Cerré el libro de don Francisco de Quevedo y su ‘La España defendida’ con un sobretítulo sobre calumnias de noveleros y sediciosos, escuchando el lamento desgarrado de un poeta y espadachín joven, de apenas 29 de años cuando lo comenzara a escribir. ¡No … sabría aún cuánto tendría que venir, vivir y sufrir en esa Corte tan mutable! Reflexionaba sobre lo leído cuando guardé el libro en mi moderno zurrón, mientras pagaba mi desayuno en la Plazuela de San Ginés.
En la cercana librería adosada al templo homónimo acababa de comprar un viejo ejemplar de las aventuras y memorias del capitán Alonso de Contreras, que parecía echarle un duelo a espadas a una primera edición de 1996 de otro capitán, que en otro mundo, seguramente más eterno, el literario, fueron ambos amigos desde que de mozos se alistaran como pajes tambores: un tal Diego Alatriste y Tenorio.

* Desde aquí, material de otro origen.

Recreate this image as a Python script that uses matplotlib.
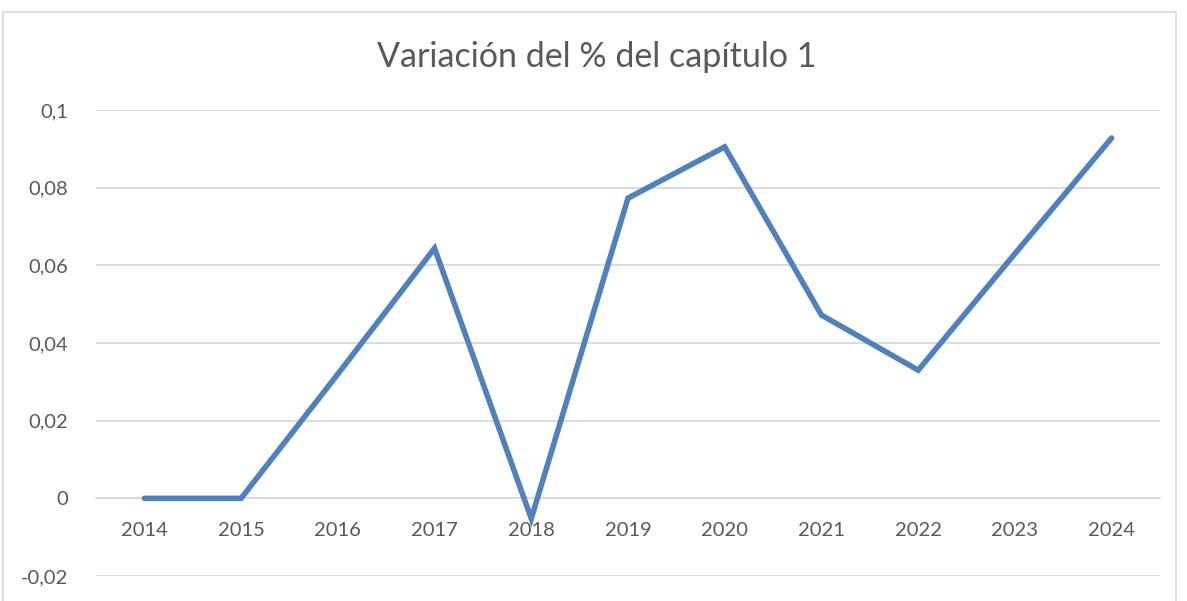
import matplotlib.pyplot as plt
from matplotlib.patches import Rectangle

# data
years = ['2014', '2015', '2016', '2017', '2018', '2019', '2020', '2021', '2022', '2023', '2024']
variacion = [0.0, 0.0, 0.032, 0.0644, -0.0052, 0.0773, 0.0905, 0.0472, 0.033, 0.063, 0.0928]
y_ticks = [-0.02, 0.0, 0.02, 0.04, 0.06, 0.08, 0.1]
y_labels = ['-0,02', '0', '0,02', '0,04', '0,06', '0,08', '0,1']

plt.rcParams['font.family'] = ['Lato', 'DejaVu Sans']

fig = plt.figure(figsize=(11.87, 6.01), dpi=100)
ax = fig.add_axes([96 / 1187, 25 / 601, (1160 - 96) / 1187, (576 - 110) / 601])

# chart frame
fig.patches.append(Rectangle((3 / 1187, -0.1), (1176 - 3) / 1187, (601 - 12) / 601 + 0.1,
                             transform=fig.transFigure, fill=False,
                             edgecolor='#D9D9D9', lw=1.2))

x = list(range(len(years)))
ax.plot(x, variacion, color='#4F81BD', lw=4.0, solid_capstyle='round',
        solid_joinstyle='miter', zorder=3)

ax.set_xlim(-0.5, len(years) - 0.5)
ax.set_ylim(-0.02, 0.1)
ax.set_yticks(y_ticks)
ax.set_yticklabels(y_labels)
ax.yaxis.grid(True, color='#D9D9D9', lw=1.3)
ax.set_axisbelow(True)

for s in ['top', 'right', 'left']:
    ax.spines[s].set_visible(False)
ax.spines['bottom'].set_position(('data', 0))
ax.spines['bottom'].set_color('#D9D9D9')
ax.spines['bottom'].set_linewidth(1.3)

ax.set_xticks(x)
ax.set_xticklabels(years)
ax.tick_params(axis='x', length=0, pad=17, labelsize=14.5, labelcolor='#595959')
ax.tick_params(axis='y', length=0, pad=20, labelsize=14.5, labelcolor='#595959')

fig.text(597 / 1187, 1 - 57 / 601, 'Variación del % del capítulo 1',
         ha='center', va='center', fontsize=24.5, color='#595959')

fig.savefig('out.png', dpi=100)
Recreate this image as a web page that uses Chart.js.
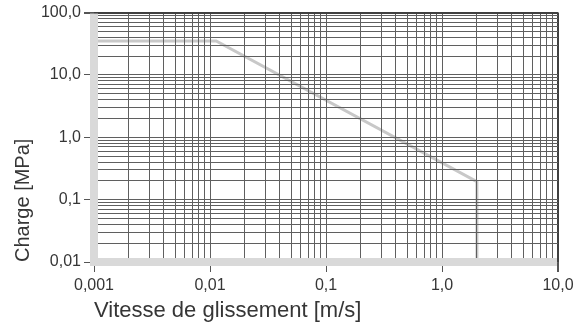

Fueron ambos amigos desde que de mozos se alistaran como pajes tambores: un tal Diego Alatriste y Tenorio
Levanté mis ojos de manera instintiva hacia la placa romboidal que tantas veces había visto a despecho de guiris, forasteros y naturales, que la ignoraban: «En esta rinconada de San Ginés el militar y aventurero FREY ALONSO DE CONTRERAS, ‘el Capitán Contreras’, vivió y fue preso en 1608». ¡Qué novelaza parecía esconderse tras esas simples palabras! Encaminé mis pasos por Coloreros hacia Mayor, donde de repente sentí el frío del fantasma del Conde de Villamediana, Juan de Tassis, asesinado en esta esquina, quien sabe si por orden del Rey Planeta, el cuarto Felipe, en 1622. «Mentidero de Madrid, decidme, ¿quién mató al conde? (…) La verdad del caso ha sido que el matador fue Bellido y el impulso, soberano», escribiera Góngora. ¡Voto a tal que no parece sino que sigo en una novela! Pues si en ella estoy, me encamino por la Plaza Mayor hacia las cavas para tomar unos torreznos y un vino de San Martín de Valdeiglesias, que era de los que gustaba Quevedo, en la Taberna del Turco, a ver si hubiera suerte que la Lebrijana me preparara incluso unas migas.
Me hago el loco, metido en mi fantasía de encontrarme en el Madrid del siglo XVII, obviando que dicha taberna realmente está nominada como el mencionado Alatriste, y entre cruces de Borgoña y un cuadro ciertamente augusto sobre un tercio cartagenés esperando, inevitable, lo que un soldado siempre asume en la batalla, saco de mi coleto el libro de Contreras y me enfrasco en su lectura entre sorbo y sorbo de un honesto Valdepeñas. Cuando veo que deja en un taburete anejo su chambergo quien me interpela sentándose a mi lado: «¿Os está gustando mi vida?». Mis ojos eran mayores que los platos con una A enlazada a una espada donde sirven las comandas.
—No os extrañéis, que ando ya curado de espanto con estos viajes que me proporciona una pócima que un tal escribidor, Torcuato Luca de Tena, me hiciera trasegar en una de sus novelerías, dándome la tabarra en mi aventura, un periodista. ¡Espero que no lo seáis! En fin… ¡cosas de escritores! Pero, ya veis dónde estamos. En una taberna salida del magín de uno que, tildado de mal español, no ha hecho sino recordar que, si un día fuimos un imperio, fue gracias a quienes fuimos olvidados. Como yo mismo. ¡Y eso que fui de carne mortal! Y que contar lo que fuimos, para lo malo y lo bueno, que también lo hubo, logró sacarnos con su pluma a corsarios, tercios y espadachines, que nos persignábamos pese a todo, y que al grito de ¡cierra! hicimos de España, tantas veces madrastra, dueña del mundo. Ya ve, pasmado amigo. Todo gracias a un ‘novelero’ y a un capitán de los Tercios que ya es tan real como yo mismo. O más.